SH21C-04
Multiwavelength Observations of a Slow Raise, Multi-Step X1.6 Flare and the Associated Eruption

Tuesday, 15 December 2015: 08:54
2011 (Moscone West)
Vasyl Yurchyshyn, Big Bear Solar Observatory, Big Bear City, CA, United States
Abstract:
Using multi-wavelength observations we studied a slow rise, multi-step X1.6 flare that began on November 7, 2014 as a localized eruption of core fields inside a δ-sunspot and later engulfed the entire active region.

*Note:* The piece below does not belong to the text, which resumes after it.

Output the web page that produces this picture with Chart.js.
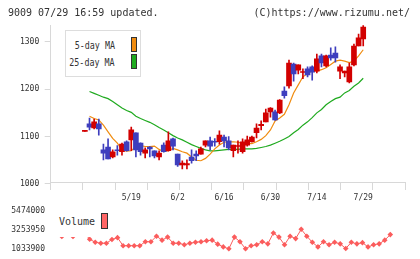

This flare event was associated with formation of two systems of post eruption arcades (PEAs) and several J-shaped flare ribbons showing extremely fine details, irreversible changes in the photospheric magnetic fields, and it was accompanied by a fast and wide coronal mass ejection. Data from the Solar Dynamics Observatory, IRIS spacecraft along with the ground based data from the New Solar Telescope (NST) present evidence that i) the flare and the eruption were directly triggered by a flux emergence that occurred inside a δ--sunspot at the boundary between two umbrae; ii) this event represented an example of an in-situ formation of an unstable flux rope observed only in hot AIA channels (131 and 94Å) and LASCO C2 coronagraph images; iii) the global PEA system spanned the entire AR and was due to global scale reconnection occurring at heights of about one solar radii, indicating on the global spatial and temporal scale of the eruption.